**Exercise aim**
Seek out every line containing the word "this", and copy each.

**Data**
■ ■ ■ ■ ■

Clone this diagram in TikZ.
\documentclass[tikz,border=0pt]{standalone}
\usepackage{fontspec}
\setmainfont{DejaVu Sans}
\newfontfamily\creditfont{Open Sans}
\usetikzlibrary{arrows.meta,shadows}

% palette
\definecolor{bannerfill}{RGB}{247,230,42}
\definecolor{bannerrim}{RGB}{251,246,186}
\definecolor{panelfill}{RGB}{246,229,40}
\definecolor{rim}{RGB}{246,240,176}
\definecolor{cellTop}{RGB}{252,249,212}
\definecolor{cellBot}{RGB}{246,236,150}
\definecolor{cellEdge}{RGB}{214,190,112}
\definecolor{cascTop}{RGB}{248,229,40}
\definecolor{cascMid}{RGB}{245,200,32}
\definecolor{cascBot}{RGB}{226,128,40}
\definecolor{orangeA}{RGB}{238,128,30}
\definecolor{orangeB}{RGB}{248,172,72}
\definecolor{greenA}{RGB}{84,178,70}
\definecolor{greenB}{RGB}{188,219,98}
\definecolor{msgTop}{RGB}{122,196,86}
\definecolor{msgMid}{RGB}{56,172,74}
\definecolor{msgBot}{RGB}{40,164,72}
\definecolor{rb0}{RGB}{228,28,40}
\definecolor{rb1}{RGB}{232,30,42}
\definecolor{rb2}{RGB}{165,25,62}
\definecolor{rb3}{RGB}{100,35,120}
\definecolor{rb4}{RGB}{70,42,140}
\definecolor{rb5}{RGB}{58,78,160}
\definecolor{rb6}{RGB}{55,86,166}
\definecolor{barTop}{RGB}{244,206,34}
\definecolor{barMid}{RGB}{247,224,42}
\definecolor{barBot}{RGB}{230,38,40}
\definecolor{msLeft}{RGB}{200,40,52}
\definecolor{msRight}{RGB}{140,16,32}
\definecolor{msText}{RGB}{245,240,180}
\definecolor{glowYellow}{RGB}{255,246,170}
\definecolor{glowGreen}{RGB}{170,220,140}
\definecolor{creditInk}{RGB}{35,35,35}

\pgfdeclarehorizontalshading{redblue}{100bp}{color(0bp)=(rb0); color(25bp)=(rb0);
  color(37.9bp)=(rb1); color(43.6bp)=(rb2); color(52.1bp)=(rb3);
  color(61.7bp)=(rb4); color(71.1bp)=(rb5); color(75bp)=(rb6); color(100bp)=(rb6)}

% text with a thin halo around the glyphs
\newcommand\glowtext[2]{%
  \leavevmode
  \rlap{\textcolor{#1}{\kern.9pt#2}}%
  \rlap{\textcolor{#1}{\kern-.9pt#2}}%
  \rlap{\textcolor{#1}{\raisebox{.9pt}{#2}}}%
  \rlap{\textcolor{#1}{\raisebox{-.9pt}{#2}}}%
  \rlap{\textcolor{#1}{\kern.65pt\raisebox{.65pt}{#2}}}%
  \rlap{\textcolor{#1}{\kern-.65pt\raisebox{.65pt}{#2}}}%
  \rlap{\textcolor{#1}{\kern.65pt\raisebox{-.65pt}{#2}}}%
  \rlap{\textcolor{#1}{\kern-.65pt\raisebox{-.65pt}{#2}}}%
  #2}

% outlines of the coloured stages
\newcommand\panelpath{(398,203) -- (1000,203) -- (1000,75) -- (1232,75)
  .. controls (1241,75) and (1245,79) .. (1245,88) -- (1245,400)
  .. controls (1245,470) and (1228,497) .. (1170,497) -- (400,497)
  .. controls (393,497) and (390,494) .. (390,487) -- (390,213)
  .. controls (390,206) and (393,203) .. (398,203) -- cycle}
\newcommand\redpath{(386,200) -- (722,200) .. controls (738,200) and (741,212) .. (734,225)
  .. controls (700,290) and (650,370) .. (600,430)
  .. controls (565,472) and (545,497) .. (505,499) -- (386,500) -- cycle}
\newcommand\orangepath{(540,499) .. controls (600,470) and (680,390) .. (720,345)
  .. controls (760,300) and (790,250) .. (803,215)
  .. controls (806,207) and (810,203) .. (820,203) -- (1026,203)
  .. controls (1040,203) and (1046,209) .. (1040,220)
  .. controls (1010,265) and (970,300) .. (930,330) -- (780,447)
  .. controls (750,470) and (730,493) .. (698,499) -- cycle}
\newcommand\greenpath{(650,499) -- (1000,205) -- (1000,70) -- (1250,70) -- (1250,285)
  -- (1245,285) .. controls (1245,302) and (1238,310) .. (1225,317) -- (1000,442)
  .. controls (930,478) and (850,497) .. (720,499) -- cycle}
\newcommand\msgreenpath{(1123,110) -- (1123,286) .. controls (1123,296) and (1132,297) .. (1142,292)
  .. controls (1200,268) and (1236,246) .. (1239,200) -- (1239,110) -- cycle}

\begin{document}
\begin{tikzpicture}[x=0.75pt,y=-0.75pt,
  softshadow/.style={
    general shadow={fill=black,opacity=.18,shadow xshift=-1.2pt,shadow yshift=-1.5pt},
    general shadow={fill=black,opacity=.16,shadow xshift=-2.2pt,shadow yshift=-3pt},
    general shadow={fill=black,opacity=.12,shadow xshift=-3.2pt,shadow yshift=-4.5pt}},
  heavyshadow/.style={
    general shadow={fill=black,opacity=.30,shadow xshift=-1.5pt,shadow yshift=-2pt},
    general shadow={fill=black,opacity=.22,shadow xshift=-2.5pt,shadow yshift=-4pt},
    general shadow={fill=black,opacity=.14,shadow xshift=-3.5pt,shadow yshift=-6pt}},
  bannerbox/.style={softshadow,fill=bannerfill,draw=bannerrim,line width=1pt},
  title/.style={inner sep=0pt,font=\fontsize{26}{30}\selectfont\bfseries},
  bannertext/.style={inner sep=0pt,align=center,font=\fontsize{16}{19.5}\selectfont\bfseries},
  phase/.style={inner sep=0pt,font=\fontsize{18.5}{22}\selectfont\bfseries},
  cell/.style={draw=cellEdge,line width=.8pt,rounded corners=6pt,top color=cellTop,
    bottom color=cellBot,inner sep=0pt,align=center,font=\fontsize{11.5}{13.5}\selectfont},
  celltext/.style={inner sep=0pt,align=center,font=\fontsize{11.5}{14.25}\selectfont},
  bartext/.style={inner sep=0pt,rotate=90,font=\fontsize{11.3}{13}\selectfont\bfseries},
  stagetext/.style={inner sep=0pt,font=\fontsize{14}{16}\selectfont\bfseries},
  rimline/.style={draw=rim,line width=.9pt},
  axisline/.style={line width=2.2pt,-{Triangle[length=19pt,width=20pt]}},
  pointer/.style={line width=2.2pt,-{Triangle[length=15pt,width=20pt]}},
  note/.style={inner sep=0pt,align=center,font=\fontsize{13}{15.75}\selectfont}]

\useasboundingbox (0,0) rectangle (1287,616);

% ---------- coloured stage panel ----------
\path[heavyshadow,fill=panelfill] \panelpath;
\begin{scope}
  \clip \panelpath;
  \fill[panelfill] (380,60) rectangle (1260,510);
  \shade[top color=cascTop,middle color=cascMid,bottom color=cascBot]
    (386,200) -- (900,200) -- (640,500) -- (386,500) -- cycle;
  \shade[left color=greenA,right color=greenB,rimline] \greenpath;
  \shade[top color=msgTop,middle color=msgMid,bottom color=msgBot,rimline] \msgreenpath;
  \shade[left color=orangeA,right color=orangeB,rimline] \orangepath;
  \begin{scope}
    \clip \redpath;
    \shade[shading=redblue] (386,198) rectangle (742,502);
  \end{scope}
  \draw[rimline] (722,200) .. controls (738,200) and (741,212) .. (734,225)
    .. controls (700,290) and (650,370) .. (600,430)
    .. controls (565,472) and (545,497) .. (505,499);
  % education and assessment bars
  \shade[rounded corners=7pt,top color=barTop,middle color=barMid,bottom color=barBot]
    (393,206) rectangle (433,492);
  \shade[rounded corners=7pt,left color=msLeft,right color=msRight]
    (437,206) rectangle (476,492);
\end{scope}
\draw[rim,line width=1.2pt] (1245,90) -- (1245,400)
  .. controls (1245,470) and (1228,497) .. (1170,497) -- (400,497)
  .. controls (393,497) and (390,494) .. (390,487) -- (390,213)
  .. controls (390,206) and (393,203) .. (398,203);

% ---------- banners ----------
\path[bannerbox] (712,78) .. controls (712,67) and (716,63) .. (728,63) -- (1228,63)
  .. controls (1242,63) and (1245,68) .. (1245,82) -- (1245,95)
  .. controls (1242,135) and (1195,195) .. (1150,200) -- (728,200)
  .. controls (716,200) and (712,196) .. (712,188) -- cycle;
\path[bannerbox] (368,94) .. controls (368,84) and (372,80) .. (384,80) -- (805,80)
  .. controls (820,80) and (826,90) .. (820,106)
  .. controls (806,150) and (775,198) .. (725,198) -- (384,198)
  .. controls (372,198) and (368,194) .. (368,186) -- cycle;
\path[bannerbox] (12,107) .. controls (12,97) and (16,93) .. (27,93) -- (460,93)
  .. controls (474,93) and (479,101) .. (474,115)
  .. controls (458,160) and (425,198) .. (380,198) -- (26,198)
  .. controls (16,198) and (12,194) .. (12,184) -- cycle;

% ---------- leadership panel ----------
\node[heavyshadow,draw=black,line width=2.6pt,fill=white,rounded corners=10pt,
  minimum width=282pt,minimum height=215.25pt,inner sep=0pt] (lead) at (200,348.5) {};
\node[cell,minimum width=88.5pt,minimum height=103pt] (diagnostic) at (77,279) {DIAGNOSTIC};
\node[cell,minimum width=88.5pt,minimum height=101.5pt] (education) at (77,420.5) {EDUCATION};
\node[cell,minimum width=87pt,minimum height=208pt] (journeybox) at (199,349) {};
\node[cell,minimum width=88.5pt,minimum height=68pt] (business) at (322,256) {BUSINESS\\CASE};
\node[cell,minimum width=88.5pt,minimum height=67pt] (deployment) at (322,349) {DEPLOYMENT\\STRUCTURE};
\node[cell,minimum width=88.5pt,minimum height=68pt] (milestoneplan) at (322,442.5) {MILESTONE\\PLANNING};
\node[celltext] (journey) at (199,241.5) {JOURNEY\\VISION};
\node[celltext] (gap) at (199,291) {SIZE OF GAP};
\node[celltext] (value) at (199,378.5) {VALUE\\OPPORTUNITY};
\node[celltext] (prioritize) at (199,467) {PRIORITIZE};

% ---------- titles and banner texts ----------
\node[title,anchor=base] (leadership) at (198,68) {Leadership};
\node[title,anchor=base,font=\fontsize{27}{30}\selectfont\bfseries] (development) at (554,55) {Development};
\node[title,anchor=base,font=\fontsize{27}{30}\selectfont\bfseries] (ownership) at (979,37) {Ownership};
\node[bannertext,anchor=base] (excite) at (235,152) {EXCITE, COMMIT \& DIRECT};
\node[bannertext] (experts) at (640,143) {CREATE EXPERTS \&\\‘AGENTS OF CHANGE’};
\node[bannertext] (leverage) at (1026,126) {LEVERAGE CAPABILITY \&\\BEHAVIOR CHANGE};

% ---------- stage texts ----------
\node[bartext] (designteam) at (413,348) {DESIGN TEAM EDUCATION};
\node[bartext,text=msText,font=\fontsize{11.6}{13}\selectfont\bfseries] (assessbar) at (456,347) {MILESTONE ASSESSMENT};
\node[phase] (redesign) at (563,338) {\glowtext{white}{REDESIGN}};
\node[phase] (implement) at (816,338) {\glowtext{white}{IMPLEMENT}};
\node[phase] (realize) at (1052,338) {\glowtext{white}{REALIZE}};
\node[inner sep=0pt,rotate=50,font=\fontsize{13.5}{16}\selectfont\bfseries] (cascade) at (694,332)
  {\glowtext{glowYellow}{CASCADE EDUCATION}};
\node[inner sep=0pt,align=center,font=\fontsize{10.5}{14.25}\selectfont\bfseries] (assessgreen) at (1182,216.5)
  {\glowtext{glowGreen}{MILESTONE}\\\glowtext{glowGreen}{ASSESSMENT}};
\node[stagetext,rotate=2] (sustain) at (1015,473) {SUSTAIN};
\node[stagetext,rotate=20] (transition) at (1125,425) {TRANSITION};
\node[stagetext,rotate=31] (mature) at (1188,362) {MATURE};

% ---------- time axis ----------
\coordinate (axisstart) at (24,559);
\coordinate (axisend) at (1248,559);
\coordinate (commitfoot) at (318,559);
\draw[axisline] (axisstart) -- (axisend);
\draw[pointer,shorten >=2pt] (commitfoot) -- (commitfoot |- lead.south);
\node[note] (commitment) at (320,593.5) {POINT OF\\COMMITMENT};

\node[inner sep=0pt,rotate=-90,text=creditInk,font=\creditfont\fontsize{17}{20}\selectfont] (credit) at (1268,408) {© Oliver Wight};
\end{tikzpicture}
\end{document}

■ ■ ■ ■ ■

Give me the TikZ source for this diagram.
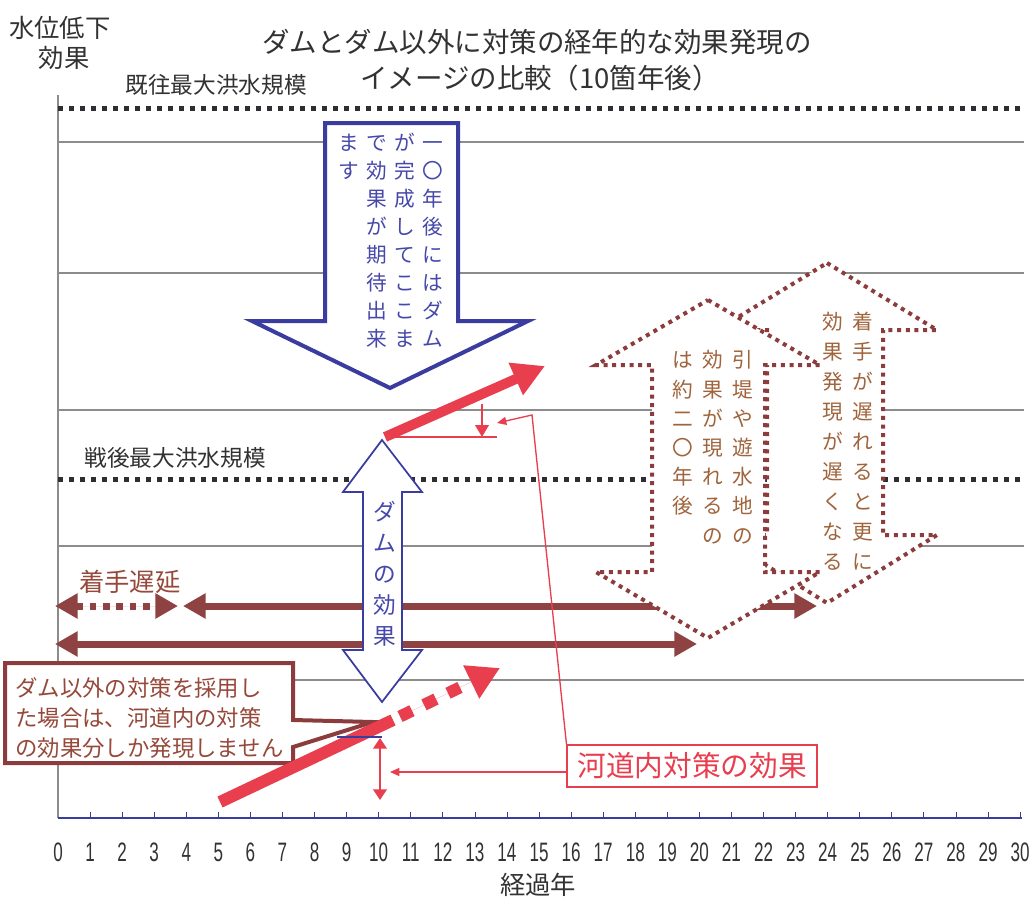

■ ■ ■ ■ ■

**Completed exercise**
Clone this diagram in TikZ.
Give me the TikZ source for this diagram.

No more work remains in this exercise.